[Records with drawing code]
········
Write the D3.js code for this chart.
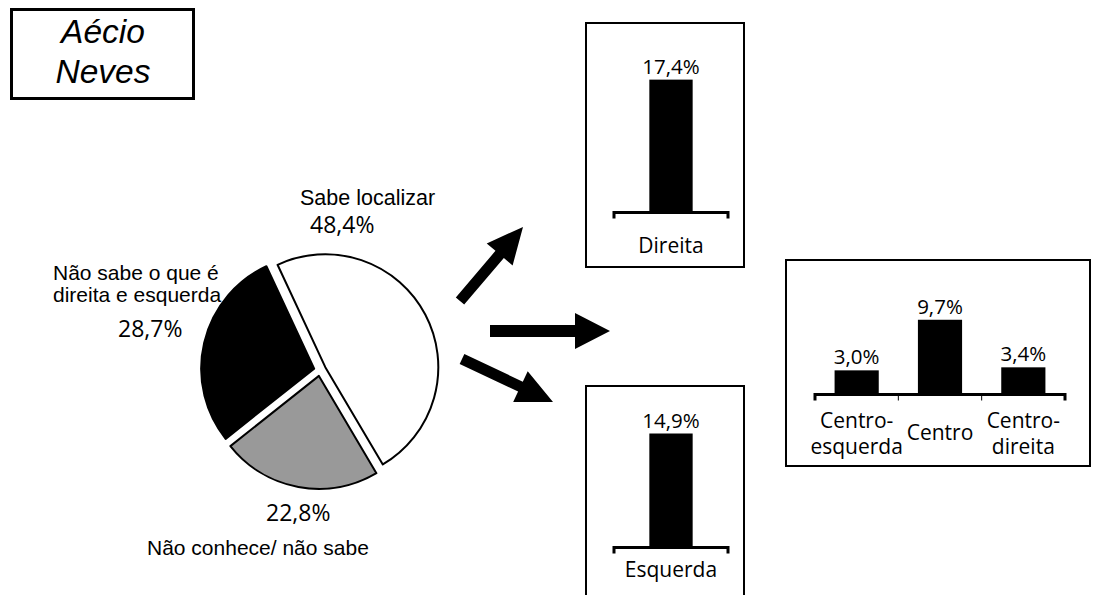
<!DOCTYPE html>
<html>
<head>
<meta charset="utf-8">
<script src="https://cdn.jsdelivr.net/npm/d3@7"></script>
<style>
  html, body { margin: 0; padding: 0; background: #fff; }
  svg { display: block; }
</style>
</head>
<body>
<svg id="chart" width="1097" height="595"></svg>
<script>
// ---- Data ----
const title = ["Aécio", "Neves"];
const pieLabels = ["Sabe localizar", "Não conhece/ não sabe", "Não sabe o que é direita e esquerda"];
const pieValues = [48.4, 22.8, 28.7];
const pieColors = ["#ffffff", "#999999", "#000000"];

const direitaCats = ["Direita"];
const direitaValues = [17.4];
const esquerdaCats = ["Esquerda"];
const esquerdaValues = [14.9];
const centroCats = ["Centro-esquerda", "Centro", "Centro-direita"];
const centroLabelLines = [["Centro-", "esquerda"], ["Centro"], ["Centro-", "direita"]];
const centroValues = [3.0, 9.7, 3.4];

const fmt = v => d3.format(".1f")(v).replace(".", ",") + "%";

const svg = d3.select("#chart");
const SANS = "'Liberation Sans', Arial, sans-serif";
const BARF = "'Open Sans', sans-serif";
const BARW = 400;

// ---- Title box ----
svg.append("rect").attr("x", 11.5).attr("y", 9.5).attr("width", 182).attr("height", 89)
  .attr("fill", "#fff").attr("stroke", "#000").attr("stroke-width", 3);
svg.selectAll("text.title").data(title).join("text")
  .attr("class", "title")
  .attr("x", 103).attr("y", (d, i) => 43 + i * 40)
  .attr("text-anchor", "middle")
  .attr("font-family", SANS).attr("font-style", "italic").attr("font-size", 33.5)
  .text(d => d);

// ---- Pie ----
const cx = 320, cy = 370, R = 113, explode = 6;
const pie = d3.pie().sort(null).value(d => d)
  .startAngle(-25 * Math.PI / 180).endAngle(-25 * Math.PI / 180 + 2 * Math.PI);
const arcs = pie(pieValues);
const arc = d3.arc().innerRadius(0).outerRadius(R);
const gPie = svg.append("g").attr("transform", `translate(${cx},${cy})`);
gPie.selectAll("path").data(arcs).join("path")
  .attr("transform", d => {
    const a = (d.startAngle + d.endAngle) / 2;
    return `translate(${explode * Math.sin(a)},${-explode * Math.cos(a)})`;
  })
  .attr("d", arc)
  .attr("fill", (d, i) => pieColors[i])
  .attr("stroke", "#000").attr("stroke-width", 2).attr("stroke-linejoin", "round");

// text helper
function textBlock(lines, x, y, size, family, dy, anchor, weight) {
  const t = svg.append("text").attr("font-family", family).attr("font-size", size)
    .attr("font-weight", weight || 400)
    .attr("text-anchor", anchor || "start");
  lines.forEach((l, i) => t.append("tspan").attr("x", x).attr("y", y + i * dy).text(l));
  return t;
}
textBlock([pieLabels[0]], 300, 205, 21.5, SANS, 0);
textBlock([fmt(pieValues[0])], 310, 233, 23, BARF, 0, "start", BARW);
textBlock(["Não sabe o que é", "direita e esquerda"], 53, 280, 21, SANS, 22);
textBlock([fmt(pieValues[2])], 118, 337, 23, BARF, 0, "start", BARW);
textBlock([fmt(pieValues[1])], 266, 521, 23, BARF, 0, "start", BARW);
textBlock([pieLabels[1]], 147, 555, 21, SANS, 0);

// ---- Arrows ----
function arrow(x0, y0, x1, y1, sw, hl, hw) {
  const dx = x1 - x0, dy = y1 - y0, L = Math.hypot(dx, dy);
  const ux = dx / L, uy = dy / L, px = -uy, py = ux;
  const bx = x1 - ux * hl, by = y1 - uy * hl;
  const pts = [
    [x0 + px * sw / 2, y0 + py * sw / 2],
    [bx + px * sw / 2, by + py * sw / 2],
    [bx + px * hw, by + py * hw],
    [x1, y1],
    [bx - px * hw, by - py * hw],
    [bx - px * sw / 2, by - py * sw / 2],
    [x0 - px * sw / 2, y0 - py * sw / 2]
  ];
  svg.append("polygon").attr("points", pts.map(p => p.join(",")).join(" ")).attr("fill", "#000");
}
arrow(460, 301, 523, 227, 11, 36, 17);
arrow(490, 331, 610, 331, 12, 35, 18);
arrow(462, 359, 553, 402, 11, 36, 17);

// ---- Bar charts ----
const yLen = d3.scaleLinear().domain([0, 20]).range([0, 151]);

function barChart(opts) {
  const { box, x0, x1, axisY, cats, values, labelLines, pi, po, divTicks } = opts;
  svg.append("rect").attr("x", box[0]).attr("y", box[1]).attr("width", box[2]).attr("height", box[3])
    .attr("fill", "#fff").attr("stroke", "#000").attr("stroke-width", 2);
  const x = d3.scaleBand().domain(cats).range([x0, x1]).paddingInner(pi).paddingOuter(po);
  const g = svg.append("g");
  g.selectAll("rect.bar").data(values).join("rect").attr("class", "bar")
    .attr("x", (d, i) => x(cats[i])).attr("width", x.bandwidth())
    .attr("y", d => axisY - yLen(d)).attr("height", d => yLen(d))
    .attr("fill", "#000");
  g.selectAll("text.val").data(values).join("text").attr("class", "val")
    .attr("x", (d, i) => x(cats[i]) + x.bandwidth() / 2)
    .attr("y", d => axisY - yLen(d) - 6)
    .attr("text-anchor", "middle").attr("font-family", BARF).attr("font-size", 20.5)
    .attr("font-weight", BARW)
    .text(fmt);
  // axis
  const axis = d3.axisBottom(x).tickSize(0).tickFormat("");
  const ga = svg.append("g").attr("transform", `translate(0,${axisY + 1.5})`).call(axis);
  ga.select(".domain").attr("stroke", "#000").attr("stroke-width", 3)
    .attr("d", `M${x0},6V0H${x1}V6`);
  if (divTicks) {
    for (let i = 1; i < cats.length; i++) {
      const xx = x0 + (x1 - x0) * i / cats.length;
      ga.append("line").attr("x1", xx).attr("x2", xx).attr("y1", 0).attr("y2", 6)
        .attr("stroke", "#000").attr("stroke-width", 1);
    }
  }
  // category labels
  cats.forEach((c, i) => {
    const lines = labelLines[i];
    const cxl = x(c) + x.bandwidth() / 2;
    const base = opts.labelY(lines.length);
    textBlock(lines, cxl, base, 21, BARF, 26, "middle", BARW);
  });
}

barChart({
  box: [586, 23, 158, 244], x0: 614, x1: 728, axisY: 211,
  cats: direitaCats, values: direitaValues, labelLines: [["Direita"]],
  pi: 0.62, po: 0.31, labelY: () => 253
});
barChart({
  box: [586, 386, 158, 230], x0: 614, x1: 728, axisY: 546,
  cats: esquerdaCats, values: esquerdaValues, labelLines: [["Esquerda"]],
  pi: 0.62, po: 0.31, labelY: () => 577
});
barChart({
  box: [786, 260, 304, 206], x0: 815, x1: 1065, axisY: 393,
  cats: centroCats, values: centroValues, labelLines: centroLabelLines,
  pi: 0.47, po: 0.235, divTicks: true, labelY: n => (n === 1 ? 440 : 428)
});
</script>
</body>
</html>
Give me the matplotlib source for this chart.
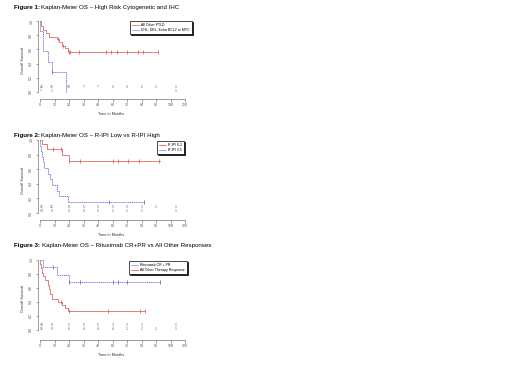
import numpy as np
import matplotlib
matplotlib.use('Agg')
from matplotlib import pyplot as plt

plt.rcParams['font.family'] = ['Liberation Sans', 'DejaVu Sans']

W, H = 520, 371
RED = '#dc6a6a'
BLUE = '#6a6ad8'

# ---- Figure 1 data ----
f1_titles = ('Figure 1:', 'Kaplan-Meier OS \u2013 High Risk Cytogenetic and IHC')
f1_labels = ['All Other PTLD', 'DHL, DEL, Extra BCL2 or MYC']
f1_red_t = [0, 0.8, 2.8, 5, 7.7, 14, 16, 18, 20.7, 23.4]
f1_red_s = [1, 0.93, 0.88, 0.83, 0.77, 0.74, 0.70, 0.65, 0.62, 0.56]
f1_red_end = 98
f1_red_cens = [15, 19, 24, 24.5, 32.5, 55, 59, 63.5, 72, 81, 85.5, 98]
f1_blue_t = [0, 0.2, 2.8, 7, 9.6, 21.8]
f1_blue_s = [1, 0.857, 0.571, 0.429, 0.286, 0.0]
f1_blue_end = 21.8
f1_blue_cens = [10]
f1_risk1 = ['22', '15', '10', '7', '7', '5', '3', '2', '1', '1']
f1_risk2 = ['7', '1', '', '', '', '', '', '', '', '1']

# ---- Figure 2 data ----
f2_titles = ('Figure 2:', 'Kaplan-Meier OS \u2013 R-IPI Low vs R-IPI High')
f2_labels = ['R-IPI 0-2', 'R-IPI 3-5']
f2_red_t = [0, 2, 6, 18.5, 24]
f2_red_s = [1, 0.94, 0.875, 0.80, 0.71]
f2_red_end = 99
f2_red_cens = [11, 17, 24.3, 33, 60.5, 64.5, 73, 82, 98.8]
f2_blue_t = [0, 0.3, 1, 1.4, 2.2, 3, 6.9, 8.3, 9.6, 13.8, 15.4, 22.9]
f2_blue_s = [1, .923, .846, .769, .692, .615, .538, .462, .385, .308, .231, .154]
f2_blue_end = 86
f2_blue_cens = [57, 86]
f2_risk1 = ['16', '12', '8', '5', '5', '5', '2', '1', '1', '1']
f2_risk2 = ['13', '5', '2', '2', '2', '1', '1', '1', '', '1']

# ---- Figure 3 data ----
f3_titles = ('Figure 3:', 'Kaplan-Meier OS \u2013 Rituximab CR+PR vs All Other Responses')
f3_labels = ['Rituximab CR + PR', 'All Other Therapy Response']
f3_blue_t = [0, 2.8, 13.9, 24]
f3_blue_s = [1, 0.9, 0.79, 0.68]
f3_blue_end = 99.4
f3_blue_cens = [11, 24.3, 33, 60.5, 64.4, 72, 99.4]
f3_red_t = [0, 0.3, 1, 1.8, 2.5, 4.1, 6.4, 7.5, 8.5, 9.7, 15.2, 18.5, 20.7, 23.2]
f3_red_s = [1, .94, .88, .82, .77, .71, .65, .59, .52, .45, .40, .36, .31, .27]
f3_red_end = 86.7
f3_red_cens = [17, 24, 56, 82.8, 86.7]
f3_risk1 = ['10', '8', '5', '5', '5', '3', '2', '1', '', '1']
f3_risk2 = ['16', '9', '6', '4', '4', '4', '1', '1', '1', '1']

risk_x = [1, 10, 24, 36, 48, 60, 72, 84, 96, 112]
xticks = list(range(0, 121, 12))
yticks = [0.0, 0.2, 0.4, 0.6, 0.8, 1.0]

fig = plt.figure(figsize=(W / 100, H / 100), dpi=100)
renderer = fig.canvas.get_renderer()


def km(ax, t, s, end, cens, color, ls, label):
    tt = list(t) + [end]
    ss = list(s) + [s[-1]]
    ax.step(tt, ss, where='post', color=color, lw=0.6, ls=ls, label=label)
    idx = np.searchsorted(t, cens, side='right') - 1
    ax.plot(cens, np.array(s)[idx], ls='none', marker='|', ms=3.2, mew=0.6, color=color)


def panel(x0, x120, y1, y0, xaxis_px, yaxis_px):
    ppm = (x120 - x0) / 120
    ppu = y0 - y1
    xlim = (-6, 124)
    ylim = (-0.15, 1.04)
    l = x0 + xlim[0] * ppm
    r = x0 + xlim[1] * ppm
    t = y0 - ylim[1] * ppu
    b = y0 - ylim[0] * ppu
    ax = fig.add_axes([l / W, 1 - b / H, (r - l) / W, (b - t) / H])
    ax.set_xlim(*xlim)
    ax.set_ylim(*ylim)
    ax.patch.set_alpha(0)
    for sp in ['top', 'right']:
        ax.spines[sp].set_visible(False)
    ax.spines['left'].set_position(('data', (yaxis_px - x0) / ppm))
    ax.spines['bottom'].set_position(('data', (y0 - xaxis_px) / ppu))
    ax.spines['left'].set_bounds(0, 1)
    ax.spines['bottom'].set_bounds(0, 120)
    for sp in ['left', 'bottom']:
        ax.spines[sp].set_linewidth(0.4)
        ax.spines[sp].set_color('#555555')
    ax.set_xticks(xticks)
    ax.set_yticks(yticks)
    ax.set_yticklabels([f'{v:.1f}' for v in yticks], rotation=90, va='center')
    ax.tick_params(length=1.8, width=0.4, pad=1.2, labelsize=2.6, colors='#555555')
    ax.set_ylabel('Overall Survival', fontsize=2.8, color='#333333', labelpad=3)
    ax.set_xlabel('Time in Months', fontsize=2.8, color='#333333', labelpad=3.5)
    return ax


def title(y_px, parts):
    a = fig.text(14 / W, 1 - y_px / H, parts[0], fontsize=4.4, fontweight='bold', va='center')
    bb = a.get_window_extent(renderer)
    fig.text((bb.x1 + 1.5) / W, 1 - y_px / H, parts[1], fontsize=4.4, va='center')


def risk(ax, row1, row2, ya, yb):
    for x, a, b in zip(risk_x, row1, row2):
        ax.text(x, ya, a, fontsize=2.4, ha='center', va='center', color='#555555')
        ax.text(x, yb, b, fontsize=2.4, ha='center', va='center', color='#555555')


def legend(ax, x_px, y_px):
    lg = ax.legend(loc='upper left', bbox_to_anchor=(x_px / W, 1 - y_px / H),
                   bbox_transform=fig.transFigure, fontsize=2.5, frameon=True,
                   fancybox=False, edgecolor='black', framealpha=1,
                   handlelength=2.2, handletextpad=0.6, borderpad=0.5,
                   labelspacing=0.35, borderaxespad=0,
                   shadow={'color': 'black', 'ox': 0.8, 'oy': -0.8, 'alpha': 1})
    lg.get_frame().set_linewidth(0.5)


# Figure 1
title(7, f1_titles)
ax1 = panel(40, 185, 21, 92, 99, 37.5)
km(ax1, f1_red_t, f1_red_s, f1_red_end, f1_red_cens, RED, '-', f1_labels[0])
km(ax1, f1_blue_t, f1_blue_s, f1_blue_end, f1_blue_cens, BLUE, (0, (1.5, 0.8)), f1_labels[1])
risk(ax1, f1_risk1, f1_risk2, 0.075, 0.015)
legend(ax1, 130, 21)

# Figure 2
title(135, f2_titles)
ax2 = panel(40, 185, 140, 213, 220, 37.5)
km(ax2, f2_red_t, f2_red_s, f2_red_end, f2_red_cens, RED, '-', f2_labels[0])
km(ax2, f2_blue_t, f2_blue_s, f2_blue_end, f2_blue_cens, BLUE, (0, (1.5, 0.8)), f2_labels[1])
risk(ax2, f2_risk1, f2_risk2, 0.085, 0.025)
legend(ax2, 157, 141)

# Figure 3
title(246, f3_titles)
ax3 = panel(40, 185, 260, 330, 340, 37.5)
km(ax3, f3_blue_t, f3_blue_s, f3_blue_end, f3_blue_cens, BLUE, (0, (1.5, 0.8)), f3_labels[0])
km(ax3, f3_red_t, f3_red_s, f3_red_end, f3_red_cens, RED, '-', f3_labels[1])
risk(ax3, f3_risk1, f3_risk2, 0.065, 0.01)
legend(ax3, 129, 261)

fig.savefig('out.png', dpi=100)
········
### WRITTEN REQUEST
From the line that has "Give me the matplotlib source for this chart." through the line that has "BLUE = '#6a6ad8'", reproduce each line exactly as it stands and nothing else; do not include any pictures.

### ANSWER TO THIS EXERCISE
Give me the matplotlib source for this chart.
import numpy as np
import matplotlib
matplotlib.use('Agg')
from matplotlib import pyplot as plt

plt.rcParams['font.family'] = ['Liberation Sans', 'DejaVu Sans']

W, H = 520, 371
RED = '#dc6a6a'
BLUE = '#6a6ad8'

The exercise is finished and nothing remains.